И хотя это был ещё один шаг на пути в вожделенный Киев, этот город семейству по сердцу не пришёлся:
«П.П. очень много занимается, по целым дням не встает – пишет; но работа его не так удовлетворяет, как прежняя. Мы все мечтаем выбраться отсюда, очень уж противный край. <…> П.П. настолько здесь не нравится, что он в минуты трудные готов даже перейти в Киев, в мировые судьи. Но я этого шага не одобряю, главным образом, потому что деятельность мирового судьи в большом городе совсем не то, что сельская». [235]
Похоже, что и последняя болезнь, которая свела Эллу Александровну в могилу, начала развиваться как раз в Луцке:
«Жилось нам в эту зиму… очень грустно, я вследствие этого сильно расхлябалась.
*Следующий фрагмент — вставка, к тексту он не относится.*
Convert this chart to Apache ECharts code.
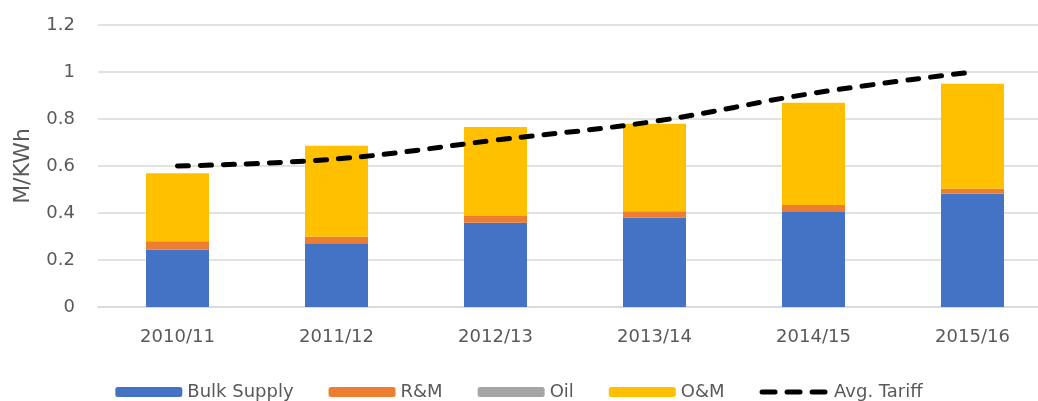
<!DOCTYPE html>
<html>
<head>
<meta charset="utf-8">
<script src="https://cdn.jsdelivr.net/npm/echarts@6/dist/echarts.min.js"></script>
<style>
html,body{margin:0;padding:0;background:#fff;}
#chart1{width:1038px;height:401px;}
</style>
</head>
<body>
<div id="chart1"></div>
<script>
// data
var years=['2010/11','2011/12','2012/13','2013/14','2014/15','2015/16'];
var bulkSupply=[0.245,0.271,0.359,0.380,0.407,0.482];
var rm=[0.035,0.028,0.028,0.027,0.027,0.021];
var oil=[0,0,0,0,0,0];
var om=[0.289,0.387,0.379,0.373,0.435,0.447];
var avgTariff=[0.60,0.63,0.71,0.79,0.91,1.00];
var yTicks=[0,0.2,0.4,0.6,0.8,1,1.2];

var chart1=echarts.init(document.getElementById('chart1'));
var font='"DejaVu Sans",sans-serif';
var dash={color:'#000',width:5,type:[11,12],cap:'round'};
var option={
    animation:false,
    color:['#4472c4','#ed7d31','#a5a5a5','#ffc000','#000000'],
    textStyle:{fontFamily:font},
    grid:{left:98,width:954,top:25,bottom:94,outerBoundsMode:'none'},
    legend:{
        top:378,
        left:'center',
        itemWidth:67,
        itemHeight:10,
        itemGap:35,
        textStyle:{fontFamily:font,fontSize:18,color:'#595959'},
        data:['Bulk Supply','R&M','Oil','O&M',
            {name:'Avg. Tariff',itemStyle:{opacity:0},lineStyle:{color:'#000',width:5,type:[13,12],cap:'round'}}]
    },
    xAxis:[{
        type:'category',
        data:years,
        axisTick:{show:false},
        axisLine:{lineStyle:{color:'#d9d9d9',width:1.5}},
        axisLabel:{fontFamily:font,fontSize:18,color:'#595959',margin:21}
    }],
    yAxis:[{
        type:'value',
        min:yTicks[0],
        max:yTicks[yTicks.length-1],
        interval:0.2,
        name:'M/KWh',
        nameLocation:'middle',
        nameGap:64,
        nameTextStyle:{fontFamily:font,fontSize:22,color:'#595959'},
        axisLine:{show:false},
        axisTick:{show:false},
        splitLine:{lineStyle:{color:'#d9d9d9',width:1.5}},
        axisLabel:{fontFamily:font,fontSize:18,color:'#595959',margin:23}
    }],
    series:[
        {name:'Bulk Supply',type:'bar',stack:'cost',barWidth:63,data:bulkSupply},
        {name:'R&M',type:'bar',stack:'cost',barWidth:63,data:rm},
        {name:'Oil',type:'bar',stack:'cost',barWidth:63,data:oil},
        {name:'O&M',type:'bar',stack:'cost',barWidth:63,data:om},
        {
            name:'Avg. Tariff',
            type:'line',
            smooth:0.4,
            symbol:'none',
            lineStyle:dash,
            data:avgTariff
        }
    ]
};
chart1.setOption(option);
</script>
</body>
</html>
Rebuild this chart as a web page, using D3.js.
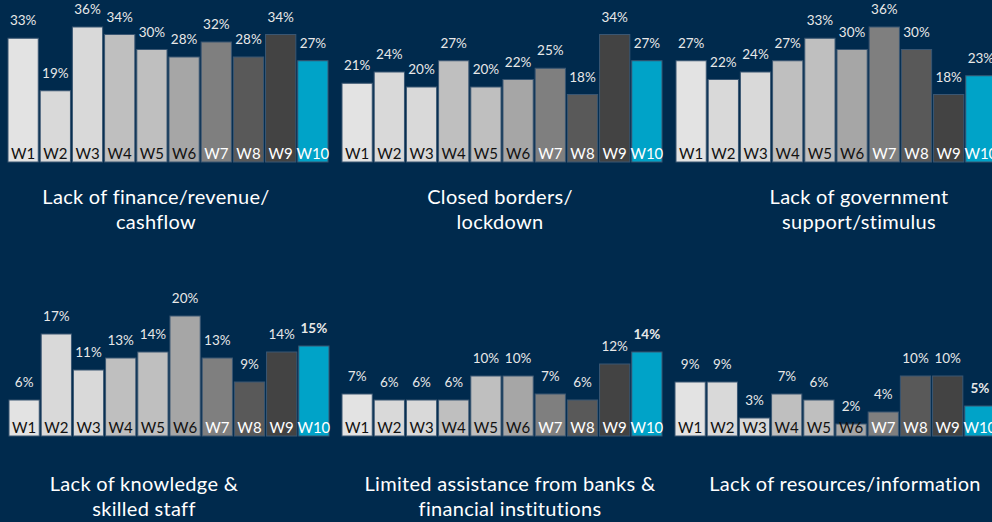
<!DOCTYPE html>
<html>
<head>
<meta charset="utf-8">
<script src="https://cdn.jsdelivr.net/npm/d3@7"></script>
<style>
  html, body { margin: 0; padding: 0; background: #002a4d; }
  svg { display: block; }
</style>
</head>
<body>
<svg id="chart" width="992" height="522"></svg>
<script>
// Survey waves shown in every panel
const waves = ["W1", "W2", "W3", "W4", "W5", "W6", "W7", "W8", "W9", "W10"];

// Share of respondents naming each challenge, per wave (%)
const financeCashflow   = [33, 19, 36, 34, 30, 28, 32, 28, 34, 27];
const closedBorders     = [21, 24, 20, 27, 20, 22, 25, 18, 34, 27];
const governmentSupport = [27, 22, 24, 27, 33, 30, 36, 30, 18, 23];
const knowledgeStaff    = [6, 17, 11, 13, 14, 20, 13, 9, 14, 15];
const bankAssistance    = [7, 6, 6, 6, 10, 10, 7, 6, 12, 14];
const resourcesInfo     = [9, 9, 3, 7, 6, 2, 4, 10, 10, 5];

// Panel titles (one array entry per line)
const titleFinance    = ["Lack of finance/revenue/", "cashflow"];
const titleBorders    = ["Closed borders/", "lockdown"];
const titleGovernment = ["Lack of government", "support/stimulus"];
const titleKnowledge  = ["Lack of knowledge &", "skilled staff"];
const titleBanks      = ["Limited assistance from banks &", "financial institutions"];
const titleResources  = ["Lack of resources/information"];

// Wave fill colours; the latest wave is highlighted
const waveColors = ["#e3e3e3", "#d9d9d9", "#d9d9d9", "#bfbfbf", "#bfbfbf",
                    "#a6a6a6", "#7f7f7f", "#595959", "#434343", "#00a3c8"];
const waveTextColors = ["#111", "#111", "#111", "#111", "#111", "#111",
                        "#fff", "#fff", "#fff", "#fff"];

// Layout of the six small multiples
const rows = [
  { base: 162, top: 12, max: 40, titleY: 204, boldLast: false },
  { base: 436, top: 286, max: 25, titleY: 491, boldLast: true }
];
const panels = [
  { values: financeCashflow,   title: titleFinance,    row: 0, x0: 8,   titleX: 156 },
  { values: closedBorders,     title: titleBorders,    row: 0, x0: 342, titleX: 500 },
  { values: governmentSupport, title: titleGovernment, row: 0, x0: 676, titleX: 859 },
  { values: knowledgeStaff,    title: titleKnowledge,  row: 1, x0: 9,   titleX: 144 },
  { values: bankAssistance,    title: titleBanks,      row: 1, x0: 342, titleX: 510 },
  { values: resourcesInfo,     title: titleResources,  row: 1, x0: 675, titleX: 845 }
];

const svg = d3.select("#chart");
svg.append("rect").attr("width", 992).attr("height", 522).attr("fill", "#002a4d");

panels.forEach(p => {
  const r = rows[p.row];
  const x = d3.scaleBand().domain(waves).range([p.x0, p.x0 + 320]).paddingInner(0.06).paddingOuter(0);
  const y = d3.scaleLinear().domain([0, r.max]).range([r.base, r.top]);
  const data = waves.map((w, i) => ({ wave: w, value: p.values[i], i }));

  const g = svg.append("g");

  g.selectAll("rect.bar").data(data).join("rect")
    .attr("class", "bar")
    .attr("x", d => x(d.wave))
    .attr("y", d => y(d.value))
    .attr("width", x.bandwidth())
    .attr("height", d => y(0) - y(d.value))
    .attr("fill", d => waveColors[d.i])
    .attr("stroke", "#3a5672")
    .attr("stroke-width", 1);

  g.selectAll("text.val").data(data).join("text")
    .attr("class", "val")
    .attr("x", d => x(d.wave) + x.bandwidth() / 2)
    .attr("y", d => y(d.value) - 13)
    .attr("text-anchor", "middle")
    .attr("font-family", "Lato, sans-serif")
    .attr("font-size", 13.5)
    .attr("font-weight", d => (r.boldLast && d.i === waves.length - 1) ? 700 : 400)
    .attr("fill", "#e8e8e8")
    .text(d => d.value + "%");

  g.selectAll("text.wave").data(data).join("text")
    .attr("class", "wave")
    .attr("x", d => x(d.wave) + x.bandwidth() / 2)
    .attr("y", r.base - 3)
    .attr("text-anchor", "middle")
    .attr("font-family", "Lato, sans-serif")
    .attr("font-size", 15)
    .attr("fill", d => waveTextColors[d.i])
    .text(d => d.wave);

  const t = g.append("text")
    .attr("x", p.titleX)
    .attr("y", r.titleY)
    .attr("text-anchor", "middle")
    .attr("font-family", "Lato, sans-serif")
    .attr("font-size", 20)
    .attr("letter-spacing", 0.3)
    .attr("fill", "#ffffff");
  p.title.forEach((line, k) => {
    t.append("tspan").attr("x", p.titleX).attr("dy", k === 0 ? 0 : 25).text(line);
  });
});
</script>
</body>
</html>
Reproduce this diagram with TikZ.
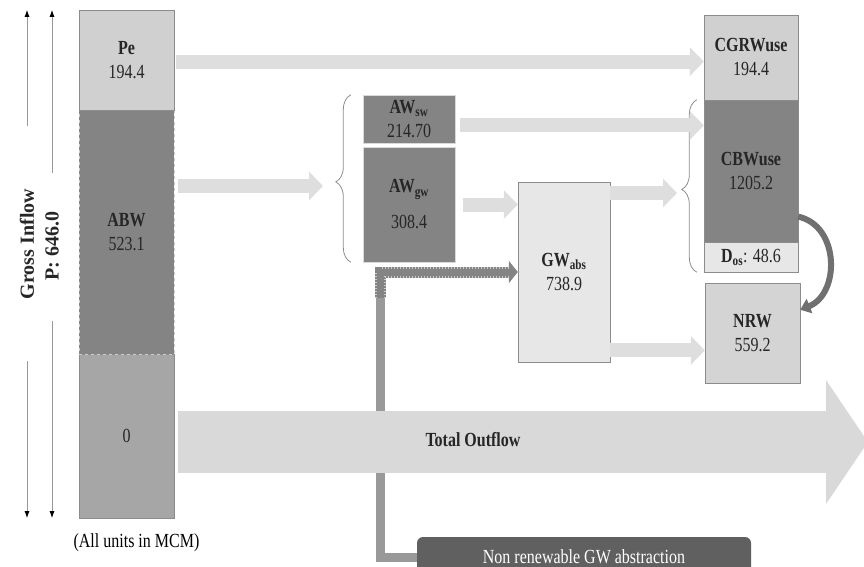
\documentclass[tikz,border=0pt]{standalone}
\usepackage{fontspec}
\setmainfont{Liberation Serif}[FakeStretch=0.8]
\newfontfamily\plainserif{Liberation Serif}
\usepackage{tikz}
\usetikzlibrary{arrows.meta,positioning,calc,decorations.pathreplacing}
\usepackage{xcolor}
\definecolor{pegray}{RGB}{208,208,208}
\definecolor{darkfill}{RGB}{132,132,132}
\definecolor{zerogray}{RGB}{166,166,166}
\definecolor{palegray}{RGB}{231,231,231}
\definecolor{nrwgray}{RGB}{212,212,212}
\definecolor{flowgray}{RGB}{222,222,222}
\definecolor{outgray}{RGB}{217,217,217}
\definecolor{nrboxgray}{RGB}{96,96,96}
\definecolor{linegray}{RGB}{153,153,153}
\definecolor{curlgray}{RGB}{112,112,112}
\definecolor{boxline}{RGB}{140,140,140}
\definecolor{textdark}{RGB}{38,38,38}

\begin{document}
\begin{tikzpicture}[
        x=1pt, y=-1pt,
        font=\fontsize{20}{24}\selectfont,
        colbox/.style={rectangle, draw=boxline, minimum width=95pt, inner sep=0pt, align=center, text=textdark},
        awbox/.style={colbox, fill=darkfill, draw=white!85!black, minimum width=92pt},
        sidelabel/.style={rotate=90, inner sep=0pt, text=textdark, font=\fontsize{20}{24}\plainserif\bfseries},
        dimarrow/.style={draw=linegray, line width=1pt, -{Latex[length=7pt,width=5pt,color=black]}},
        flow/.style={draw=flowgray, line width=14pt, -{Triangle[width=28pt,length=14pt]}},
        outflow/.style={draw=outgray, line width=62pt, -{Triangle[width=122pt,length=42pt]}},
        curlarrow/.style={draw=curlgray, line width=6pt, -{Triangle[width=15pt,length=10pt]}},
        brace/.style={decorate, decoration={brace, amplitude=15pt, aspect=0.48}, draw=boxline, line width=0.8pt},
        nrline/.style={draw=linegray, line width=9pt, line join=miter},
        gwdash/.style={draw=darkfill, line width=11pt, line join=miter, -{Triangle[width=22pt,length=9pt]},
            postaction={draw=white!80!black, -, line width=11pt, shorten >=8pt, dash pattern=on 1.5pt off 1.5pt},
            postaction={draw=darkfill, -, line width=7pt, shorten >=7pt}},
        nrbox/.style={rectangle, fill=nrboxgray, text=white, rounded corners=6pt, minimum width=334pt, minimum height=40pt}
    ]
        \useasboundingbox (0,0) rectangle (864,567);
        \clip (0,0) rectangle (864,567);

        % Inflow column
        \node[colbox, fill=zerogray, minimum height=164pt] (zero) at (126.5,436) {0};
        \node[colbox, fill=darkfill, draw=white!80!black, dashed, minimum height=244pt] (abw) at (126.5,232) {\textbf{ABW}\\523.1};
        \node[colbox, fill=pegray, minimum height=100pt] (pe) at (126.5,60) {\textbf{Pe}\\194.4};
        \node (units) at (136.5,543) {(All units in MCM)};

        % Side labels
        \node[sidelabel] (gi) at (27,244) {Gross Inflow};
        \node[sidelabel] (pin) at (52,246) {P: 646.0};
        \draw[dimarrow] ($(gi.east)+(0,-63)$) -- (gi.east |- pe.north);
        \draw[dimarrow] ($(gi.west)+(0,62)$) -- (gi.west |- zero.south);
        \draw[dimarrow] ($(pin.east)+(0,-38)$) -- (pin.east |- pe.north);
        \draw[dimarrow] ($(pin.west)+(0,40)$) -- (pin.west |- zero.south);

        % Abstraction
        \node[awbox, minimum height=48pt] (aws) at (409,119) {\textbf{AW\textsubscript{sw}}\\214.70};
        \node[awbox, minimum height=115pt] (awg) at (409,204.5) {\textbf{AW\textsubscript{gw}}\\[12pt]308.4};
        \node[colbox, fill=palegray, minimum width=92pt, minimum height=180pt] (gwa) at (564,272) {\textbf{GW\textsubscript{abs}}\\738.9};

        % Use
        \node[colbox, fill=pegray, minimum width=94pt, minimum height=85pt] (cgr) at (751,57.5) {\textbf{CGRWuse}\\194.4};
        \node[colbox, fill=darkfill, minimum width=94pt, minimum height=142pt] (cbw) at (751,171) {\textbf{CBWuse}\\1205.2};
        \node[colbox, fill=palegray, minimum width=94pt, minimum height=30pt] (dos) at (751,257) {\textbf{D\textsubscript{os}}: 48.6};
        \node[colbox, fill=nrwgray, minimum height=100pt] (nrw) at (752.5,333) {\textbf{NRW}\\559.2};

        % Braces
        \draw[brace] ([xshift=-12pt]awg.south west) -- ([xshift=-12pt]aws.north west);
        \draw[brace] ([xshift=-7pt]dos.south west) -- ([xshift=-7pt]cbw.north west);
        \coordinate (awtip) at (323,186);
        \coordinate (cbtip) at (677,193);

        % Flows
        \draw[flow, shorten <=2pt] (pe.east |- cgr.185) -- (cgr.185);
        \draw[flow, shorten <=4pt] (abw.east |- awtip) -- (awtip);
        \draw[flow, shorten <=5pt] (aws.east |- cbw.136) -- (cbw.136);
        \draw[flow, shorten <=8pt] (awg.east) -- (awg.east -| gwa.west);
        \draw[flow] (gwa.east |- cbtip) -- (cbtip);
        \draw[flow] (gwa.east |- nrw.200) -- (nrw.200);
        \draw[curlarrow] (cbw.316) .. controls (840,226) and (840,294) .. (nrw.26);

        % Non renewable GW
        \node[nrbox] (nr) at (584,557) {Non renewable GW abstraction};
        \coordinate (nrbend) at ([xshift=-137pt]gwa.west);
        \draw[nrline] (nr.west) -| ([yshift=-26pt]nrbend);
        \draw[gwdash] ([yshift=-26pt]nrbend) -- (nrbend) -- (gwa.west);

        % Outflow
        \coordinate (outtip) at (868,442);
        \draw[outflow, shorten <=4pt] (zero.east |- outtip) -- (outtip);
        \node[font=\fontsize{20}{24}\selectfont\bfseries, text=textdark] (outlbl) at (473,440) {Total Outflow};

    \end{tikzpicture}
\end{document}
Теперь началось лето, и мы все немного ожили, потому что при дому у нас хороший сад, в котором можно дышать. Но квартира убийственная, у меня уже начинается ревматизм, придется ее сменить и тогда у нас не будет сада, единственного нашего утешения. Впрочем, если я буду Вам все подробно расписывать, то мне придется написать 5 томов, так что Вы лучше поверьте мне на слово, что тут препаршиво.